Jonathan Trott has been a pillar of strength in the English batting order coming out to wield his willow at the all important no. 3 spot. His tally of 229 runs in five innings was the second best in the Champions Trophy that helped the hosts reach the final of the tourney.
He scored 43 in England’s opening match against South Africa. He was the top scorer with 76 runs in the second game against Sri Lanka though his side eventually lost, thanks to a brilliant century from veteran Sri Lankan batsman Kumar Sangakkara. He was involved in two important partnerships of 83 (with Cook) and 87 (with Root) in the game. He failed with the bat in the next game against New Zealand which his side won by 10 runs.

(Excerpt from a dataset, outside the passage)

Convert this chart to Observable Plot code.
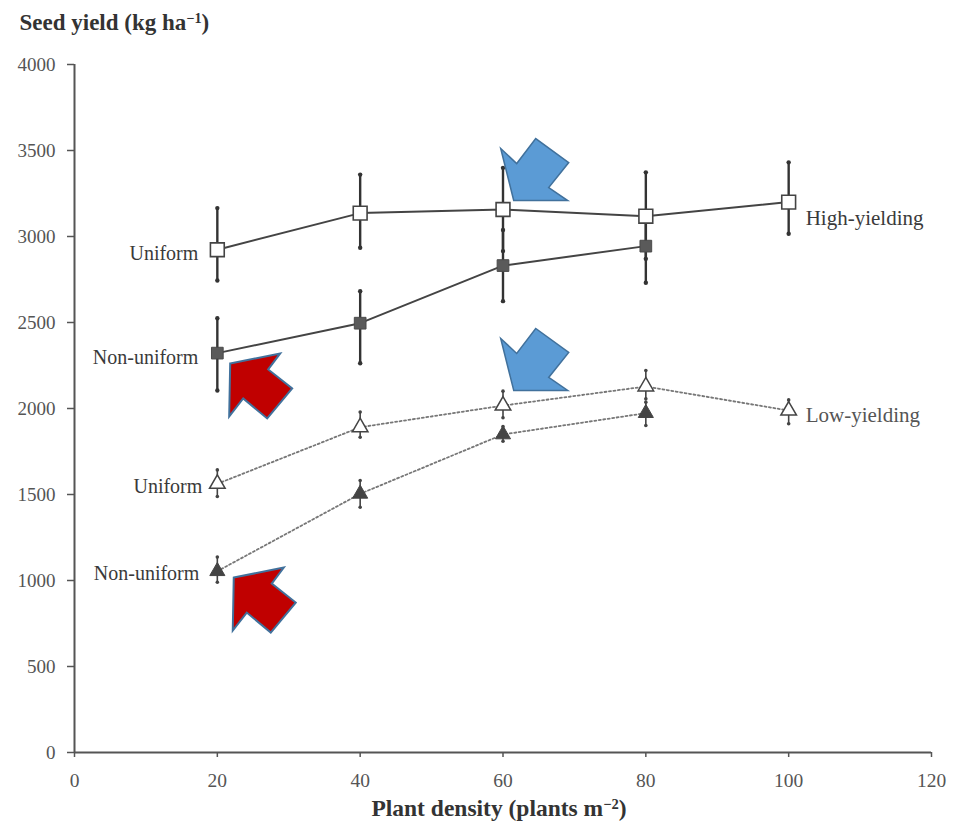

In the semi-final, after England lost two wickets early in their chase of the South African target, he played the role of a sheet anchor and guided them home comfortably scoring an unbeaten 82 runs. In the final, thanks to rain, the match was transformed into a T20 game. However, the conditions weren’t conducive to batting and hence there wasn’t much scope to play his natural game.
The seasoned campaigner and one of the top pacers in the world at the moment, James Anderson used his experience and talent to the hilt managing to move the ball both ways. His haul of 11 wickets is an evidence of the role he played in his team’s run to the final of the Champions Trophy.
In the first game against Australia, Anderson picked three wickets in 10 overs and surpassed Darren Gough to become the leading English wicket-taker in ODIs. He put up another impressive performance against Sri Lanka in the next match — which England lost — taking two wickets. The encounter against New Zealand saw him take three wickets in five overs.
While the others lamented the absence of conventional swing, Anderson went about his business moving the ball in the semi-final against South Africa, scalping two batsmen while leaking just 14 runs in eight overs. Thus, he laid the foundation of a comprehensive win over the perennial chokers. In the rain-curtailed final, he took one wicket in four overs.
Mitchell McClenaghan took 11 wickets in just three games for New Zealand. His pace and bounce was a source of constant trouble to the batsmen, picking wickets when his team needed them.
In the opening game against Sri Lanka, he picked four wickets in 49 deliveries that included dangerous Tillakaratne Dilshan. New Zealand’s next game against Australia was abandoned due to persistent rain but McClenaghan had already made his mark in the match. He proved to be a bit expensive in his quota of 10 overs (65 runs) but returned with a haul of four wickets including that of Shane Watson.
In the crucial rain affected match against the hosts England, the left-arm pacer picked three wickets in five overs. However, thanks to a superior bowling effort from the hosts led by James Anderson, the Kiwis lost a close encounter by 10 runs.